(Description of the task)
Look through the data below. Show each line where the string "this" occurs.

>> START

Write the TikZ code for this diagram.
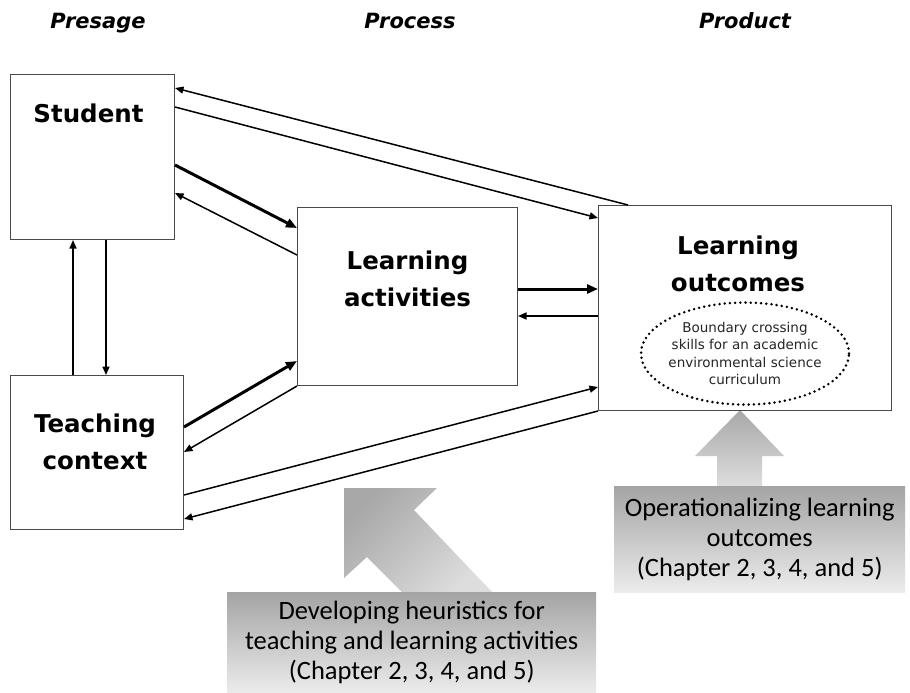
\documentclass[tikz,border=0pt]{standalone}
\usepackage{fontspec}
\setmainfont{DejaVu Sans}
\newfontfamily\calfont{Carlito}
\usetikzlibrary{
    shapes.geometric,
    arrows.meta,
    positioning,
    calc
}
\definecolor{pborder}{HTML}{4A4A4A}
\definecolor{pgraydark}{HTML}{A4A4A4}
\definecolor{pgraylight}{HTML}{ECECEC}
\definecolor{parrowdark}{HTML}{A8A8A8}
\definecolor{parrowlight}{HTML}{DDDDDD}
\tikzset{
    % Presage / process / product box
    pbox/.style={
        rectangle,
        draw=pborder,
        line width=1pt,
        fill=white,
        anchor=north west,
        inner sep=0pt
    },
    % Bold title inside a box
    ptitle/.style={
        font=\fontsize{24.5}{37}\selectfont\bfseries,
        align=center,
        inner sep=0pt
    },
    % Column header
    colheader/.style={
        font=\fontsize{21}{24}\selectfont\bfseries\itshape,
        anchor=base,
        inner sep=0pt
    },
    % Dotted ellipse
    skillsnode/.style={
        ellipse,
        draw=black,
        line width=2.8pt,
        dash pattern=on 0pt off 5.2pt,
        line cap=round,
        minimum width=208pt,
        minimum height=102pt,
        inner xsep=-5pt,
        inner ysep=0pt,
        font=\fontsize{13.5}{17.5}\selectfont,
        text=black!85,
        align=center
    },
    % Shaded note box
    notebox/.style={
        rectangle,
        top color=pgraydark,
        bottom color=pgraylight,
        anchor=north west,
        inner sep=2pt,
        font=\calfont\fontsize{26.5}{30}\selectfont,
        text=black,
        align=center
    },
    % Shaded block arrow
    blockarrow/.style={
        top color=parrowdark,
        bottom color=parrowlight
    },
    % Arrows
    thinarrow/.style={
        -{Triangle[length=8.5pt,width=7pt]},
        line width=1.5pt
    },
    thickarrow/.style={
        -{Triangle[length=11pt,width=9pt]},
        line width=3pt
    }
}
\begin{document}
\begin{tikzpicture}[x=1pt, y=-1pt]

    \useasboundingbox (0,0) rectangle (910,693);

    % Block arrows (behind the note boxes)
    \shade[blockarrow, shading angle=45] (344,488) -- ++(93,0) -- ++(-23,22)
        -- ++(78,82) -- ++(-90,0) -- ++(-35,-35) -- ++(-23,21) -- cycle;
    \shade[blockarrow] (740,410) -- ++(44,46) -- ++(-22,0) -- ++(0,30)
        -- ++(-45,0) -- ++(0,-30) -- ++(-22,0) -- cycle;

    % Note boxes
    \node[notebox, minimum width=369pt, minimum height=101pt] (heuristics) at (227,592)
        {Developing heuristics for\\teaching and learning activities\\(Chapter 2, 3, 4, and 5)};
    \node[notebox, minimum width=291pt, minimum height=106pt] (operational) at (614,486)
        {Operationalizing learning\\outcomes\\(Chapter 2, 3, 4, and 5)};

    % Column headers
    \node[colheader] (presage) at (98,29) {Presage};
    \node[colheader] (process) at (410,29) {Process};
    \node[colheader] (product) at (745,29) {Product};

    % Boxes
    \node[pbox, minimum width=164pt, minimum height=165pt] (student) at (10,74) {};
    \node[pbox, minimum width=173pt, minimum height=154pt] (teaching) at (10,375) {};
    \node[pbox, minimum width=220pt, minimum height=178pt] (activities) at (297,207) {};
    \node[pbox, minimum width=293pt, minimum height=205pt] (outcomes) at (598,205) {};

    % Box titles
    \node[ptitle, below=30pt of student.north, xshift=-4pt] (studenttxt) {Student};
    \node[ptitle, below=39pt of teaching.north, xshift=-2pt] (teachingtxt) {Teaching\\context};
    \node[ptitle, below=44pt of activities.north] (activitiestxt) {Learning\\activities};
    \node[ptitle, below=31pt of outcomes.north, xshift=-7pt] (outcomestxt) {Learning\\outcomes};

    % Dotted ellipse
    \node[skillsnode, above=5pt of outcomes.south] (skills)
        {Boundary crossing\\skills for an academic\\environmental science\\curriculum};

    % Student <-> outcomes
    \draw[thinarrow] ([xshift=30pt]outcomes.north west) -- ([yshift=-14pt]student.north east);
    \draw[thinarrow] ([yshift=-33pt]student.north east) -- ([yshift=-13pt]outcomes.north west);

    % Student <-> activities
    \draw[thickarrow] ([yshift=-91pt]student.north east) -- ([yshift=-21pt]activities.north west);
    \draw[thinarrow] ([yshift=-48pt]activities.north west) -- ([yshift=-119pt]student.north east);

    % Student <-> teaching context
    \draw[thinarrow] ([xshift=96pt]student.south west) -- ([xshift=96pt]teaching.north west);
    \draw[thinarrow] ([xshift=63pt]teaching.north west) -- ([xshift=63pt]student.south west);

    % Teaching context <-> activities
    \draw[thickarrow] ([yshift=-52pt]teaching.north east) -- ([yshift=25pt]activities.south west);
    \draw[thinarrow] (activities.south west) -- ([yshift=-77pt]teaching.north east);

    % Teaching context <-> outcomes
    \draw[thinarrow] ([yshift=-120pt]teaching.north east) -- ([yshift=24pt]outcomes.south west);
    \draw[thinarrow] (outcomes.south west) -- ([yshift=11pt]teaching.south east);

    % Activities <-> outcomes
    \draw[thickarrow] ([yshift=-82pt]activities.north east) -- ([yshift=-84pt]outcomes.north west);
    \draw[thinarrow] ([yshift=-111pt]outcomes.north west) -- ([yshift=-109pt]activities.north east);

\end{tikzpicture}
\end{document}
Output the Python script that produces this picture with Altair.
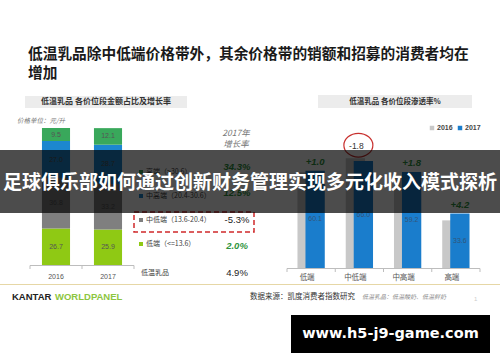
import altair as alt
import pandas as pd

# ---------------- data ----------------
title_lines = ["低温乳品除中低端价格带外，其余价格带的销额和招募的消费者均在", "增加"]
banner_text = "足球俱乐部如何通过创新财务管理实现多元化收入模式探析"
watermark = "www.h5-j9-game.com"

left_title = "低温乳品  各价位段金额占比及增长率"
unit_note = "价格单位：元/升"
years = ["2016", "2017"]
segments = ["低端", "中低端", "中高端", "高端"]          # bottom -> top
share_2016 = [26.7, 36.8, 27.0, 9.5]
share_2017 = [25.9, 33.2, 28.7, 12.1]
seg_colors = ["#8fc914", "#7f7f7f", "#1c87cf", "#39a85b"]
seg_legend = ["低端（<=13.6）", "中低端（13.6-20.4）", "中高端（20.4-30.6）", "高端（>30.6）"]
seg_growth = ["2.0%", "-5.3%", "12.5%", "34.3%"]
growth_head = ["2017年", "增长率"]
total_name = "低温乳品"
total_growth = "4.9%"

right_title = "低温乳品  各价位段渗透率%"
pen_cats = ["低端", "中低端", "中高端", "高端"]
pen_2016 = [59.1, 67.8, 57.4, 29.4]
pen_2017 = [60.1, 66.0, 59.2, 33.6]
pen_change = ["+1.0", "-1.8", "+1.8", "+4.2"]
pen_colors = ["#c8c8c8", "#1a7dcc"]

source_text = "数据来源：凯度消费者指数研究"
source_note = "低温乳品：低温酸奶、低温鲜奶"
brand = ["KANTAR", "WORLDPANEL"]

CJK = "Noto Sans CJK SC"
LAT = "Liberation Sans"
GREEN = "#2f9440"

# ---------------- tables ----------------
rows = []
for yr, shares in zip(years, [share_2016, share_2017]):
    lo = 0.0
    for i, (s, v) in enumerate(zip(segments, shares)):
        rows.append(dict(year=yr, seg=s, ord=i, lo=lo, hi=lo + v, mid=lo + v / 2, label=f"{v:.1f}"))
        lo += v
left_df = pd.DataFrame(rows)

leg_df = pd.DataFrame(dict(seg=segments, label=seg_legend, growth=seg_growth))
leg_df["neg"] = leg_df.growth.str.startswith("-")

pen_df = pd.DataFrame(dict(cat=pen_cats, v16=pen_2016, v17=pen_2017, change=pen_change))
pen_df["top"] = pen_df[["v16", "v17"]].max(axis=1)
pen_df["half"] = pen_df.v17 / 2
pen_df["lab"] = pen_df.v17.map(lambda v: f"{v:.1f}")
pen_df["neg"] = pen_df.change.str.startswith("-")

one = pd.DataFrame({"k": [0]})

# ---------------- scales ----------------
XL = alt.Scale(domain=years, range=[30, 134], paddingInner=0.46, paddingOuter=0.23)
XLt = alt.Scale(domain=years, range=[30, 134], paddingInner=0, paddingOuter=0)
YL = alt.Scale(domain=[0, 100], range=[265, 128])
SEGC = alt.Scale(domain=segments, range=seg_colors)
YLEG = alt.Scale(type="point", domain=segments[::-1], range=[172, 244], padding=0)
YGRO = alt.Scale(type="point", domain=segments[::-1], range=[167, 246], padding=0)

XG = alt.Scale(domain=pen_cats, range=[283, 476], paddingInner=0.6, paddingOuter=0.3)
XB = alt.Scale(domain=pen_cats, range=[291, 484], paddingInner=0.6, paddingOuter=0.3)
XC = alt.Scale(domain=pen_cats, range=[287, 480], paddingInner=0, paddingOuter=0)
YR = alt.Scale(domain=[0, 100], range=[268, 106])
XLEGR = alt.Scale(type="point", domain=years, range=[432, 460], padding=0)


def vtext(text, x, y, size, color="#333", weight="normal", style="normal", align="left", font=CJK):
    return alt.Chart(one).mark_text(
        text=text, fontSize=size, color=color, fontWeight=weight, fontStyle=style,
        align=align, baseline="middle", font=font
    ).encode(x=alt.value(x), y=alt.value(y))


def vrect(x, x2, y, y2, **kw):
    return alt.Chart(one).mark_rect(**kw).encode(
        x=alt.value(x), x2=alt.value(x2), y=alt.value(y), y2=alt.value(y2))


layers = []

# title
layers.append(vtext(title_lines[0], 28, 55, 14.7, "#1a1a1a", "bold"))
layers.append(vtext(title_lines[1], 28, 74, 14.7, "#1a1a1a", "bold"))

# ---------------- left panel ----------------
layers.append(vrect(25, 187, 96, 108, color="#ececec"))
layers.append(vtext(left_title, 106, 102, 8, "#333", "bold", align="center"))
layers.append(vtext(unit_note, 17, 121, 6.5, "#777", style="italic"))

layers.append(alt.Chart(left_df).mark_bar().encode(
    x=alt.X("year:N", scale=XL, axis=None),
    y=alt.Y("lo:Q", scale=YL, axis=None),
    y2="hi:Q",
    color=alt.Color("seg:N", scale=SEGC, legend=None),
))
layers.append(alt.Chart(left_df).mark_text(fontSize=7, color="#555", font=LAT, baseline="middle").encode(
    x=alt.X("year:N", scale=XL, axis=None),
    y=alt.Y("mid:Q", scale=YL, axis=None),
    text="label:N",
))
# left axis
layers.append(alt.Chart(one).mark_rule(color="#bdbdbd").encode(
    x=alt.value(30), x2=alt.value(134), y=alt.value(265.5)))
layers.append(alt.Chart(pd.DataFrame({"year": years})).mark_rule(color="#bdbdbd").encode(
    x=alt.X("year:N", scale=XLt, axis=None, bandPosition=0), y=alt.value(265.5), y2=alt.value(269)))
layers.append(alt.Chart(one).mark_rule(color="#bdbdbd").encode(
    x=alt.value(134), y=alt.value(265.5), y2=alt.value(269)))
layers.append(alt.Chart(pd.DataFrame({"year": years})).mark_text(
    fontSize=7, color="#555", font=LAT, baseline="middle").encode(
    x=alt.X("year:N", scale=XL, axis=None), y=alt.value(277), text="year:N"))

# growth header
layers.append(vtext(growth_head[0], 236, 133, 8.5, "#777", style="italic", align="center"))
layers.append(vtext(growth_head[1], 236, 144, 8.5, "#777", style="italic", align="center"))

# legend rows
layers.append(alt.Chart(leg_df).mark_square(size=16, opacity=1).encode(
    x=alt.value(141),
    y=alt.Y("seg:N", scale=YLEG, axis=None),
    color=alt.Color("seg:N", scale=SEGC, legend=None),
))
layers.append(alt.Chart(leg_df).mark_text(fontSize=7, color="#444", font=CJK, align="left", baseline="middle").encode(
    x=alt.value(146), y=alt.Y("seg:N", scale=YLEG, axis=None), text="label:N"))
layers.append(alt.Chart(leg_df[~leg_df.neg]).mark_text(
    fontSize=9.5, color=GREEN, font=LAT, fontWeight="bold", fontStyle="italic", align="center", baseline="middle").encode(
    x=alt.value(237), y=alt.Y("seg:N", scale=YGRO, axis=None), text="growth:N"))
layers.append(alt.Chart(leg_df[leg_df.neg]).mark_text(
    fontSize=9.5, color="#222", font=LAT, align="center", baseline="middle").encode(
    x=alt.value(237), y=alt.Y("seg:N", scale=YGRO, axis=None), text="growth:N"))
layers.append(vrect(134, 254, 212, 232, fillOpacity=0, stroke="#d0282a", strokeWidth=1.5, strokeDash=[5, 3]))
layers.append(vtext(total_name, 141, 273, 7, "#444"))
layers.append(vtext(total_growth, 237, 273, 9.5, "#222", align="center", font=LAT))

# ---------------- right panel ----------------
layers.append(vrect(318, 472, 95, 108, color="#ececec"))
layers.append(vtext(right_title, 395, 102, 7.5, "#333", "bold", align="center"))

leg_r = pd.DataFrame({"year": years, "c": pen_colors})
layers.append(alt.Chart(leg_r).mark_square(size=20, opacity=1).encode(
    x=alt.X("year:N", scale=XLEGR, axis=None), y=alt.value(128),
    color=alt.Color("c:N", scale=None)))
layers.append(alt.Chart(leg_r).mark_text(fontSize=7, color="#444", fontWeight="bold", font=LAT,
                                         align="left", baseline="middle", dx=5).encode(
    x=alt.X("year:N", scale=XLEGR, axis=None), y=alt.value(128), text="year:N"))

layers.append(alt.Chart(pen_df).mark_bar(color=pen_colors[0]).encode(
    x=alt.X("cat:N", scale=XG, axis=None), y=alt.Y("v16:Q", scale=YR, axis=None)))
layers.append(alt.Chart(pen_df).mark_bar(color=pen_colors[1]).encode(
    x=alt.X("cat:N", scale=XB, axis=None), y=alt.Y("v17:Q", scale=YR, axis=None)))
layers.append(alt.Chart(pen_df).mark_text(fontSize=7, color="#33557a", font=LAT, baseline="middle").encode(
    x=alt.X("cat:N", scale=XB, axis=None), y=alt.Y("half:Q", scale=YR, axis=None), text="lab:N"))
layers.append(alt.Chart(pen_df[~pen_df.neg]).mark_text(
    fontSize=9.5, color=GREEN, font=LAT, fontWeight="bold", fontStyle="italic", baseline="middle", dy=-9).encode(
    x=alt.X("cat:N", scale=XB, axis=None), y=alt.Y("top:Q", scale=YR, axis=None), text="change:N"))
layers.append(alt.Chart(pen_df[pen_df.neg]).mark_text(
    fontSize=8.5, color="#333", font=LAT, baseline="middle", dy=-12, dx=-3).encode(
    x=alt.X("cat:N", scale=XC, axis=None), y=alt.Y("top:Q", scale=YR, axis=None), text="change:N"))
ellipse = "M -1 0 A 1 0.82 0 1 1 1 0 A 1 0.82 0 1 1 -1 0 Z"
layers.append(alt.Chart(pen_df[pen_df.neg]).mark_point(
    shape=ellipse, size=840, filled=False, color="#c8302e", strokeWidth=1.2, opacity=1,
    xOffset=-1, yOffset=-13).encode(
    x=alt.X("cat:N", scale=XC, axis=None), y=alt.Y("top:Q", scale=YR, axis=None)))

# right axis
layers.append(alt.Chart(one).mark_rule(color="#bdbdbd").encode(
    x=alt.value(287), x2=alt.value(480), y=alt.value(268.5)))
layers.append(alt.Chart(pen_df).mark_rule(color="#bdbdbd").encode(
    x=alt.X("cat:N", scale=XC, axis=None, bandPosition=0), y=alt.value(268.5), y2=alt.value(272)))
layers.append(alt.Chart(one).mark_rule(color="#bdbdbd").encode(
    x=alt.value(480), y=alt.value(268.5), y2=alt.value(272)))
layers.append(alt.Chart(pen_df).mark_text(fontSize=7.5, color="#555", font=CJK, baseline="middle").encode(
    x=alt.X("cat:N", scale=XG, axis=None), y=alt.value(278), text="cat:N"))

# ---------------- footer ----------------
layers.append(alt.Chart(one).mark_rule(color="#e6d7a6", strokeWidth=1).encode(
    x=alt.value(0), x2=alt.value(500), y=alt.value(284.5)))
layers.append(vtext(brand[0], 12, 297, 9.5, "#222", "bold", font=LAT))
layers.append(vtext(brand[1], 55, 297, 9.5, "#8dc63f", "bold", font=LAT))
layers.append(vtext(source_text, 250, 297, 7.5, "#333"))
layers.append(vtext(source_note, 362, 297, 6, "#888", style="italic"))
layers.append(vtext("1", 474, 299, 6, "#cccccc", font=LAT))

# ---------------- overlay banner & watermark ----------------
layers.append(vrect(0, 500, 150, 213, color="#000000", opacity=0.7))
layers.append(vtext(banner_text, 250, 183, 19, "#ffffff", "bold", align="center"))
layers.append(vrect(291, 490, 315, 353, color="#000000", opacity=1))
layers.append(vtext(watermark, 390.5, 334, 14.5, "#ffffff", "bold", align="center", font="DejaVu Sans"))

chart = alt.layer(*layers).properties(
    width=500, height=362, padding=0, background="white",
    autosize=alt.AutoSizeParams(type="none"),
).resolve_scale(x="independent", y="independent", color="independent").configure_view(stroke=None)

chart.save("out.html", embed_options={"renderer": "svg", "actions": False})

>> END

(Complete answer)
Write the TikZ code for this diagram.
Output the Python script that produces this picture with Altair.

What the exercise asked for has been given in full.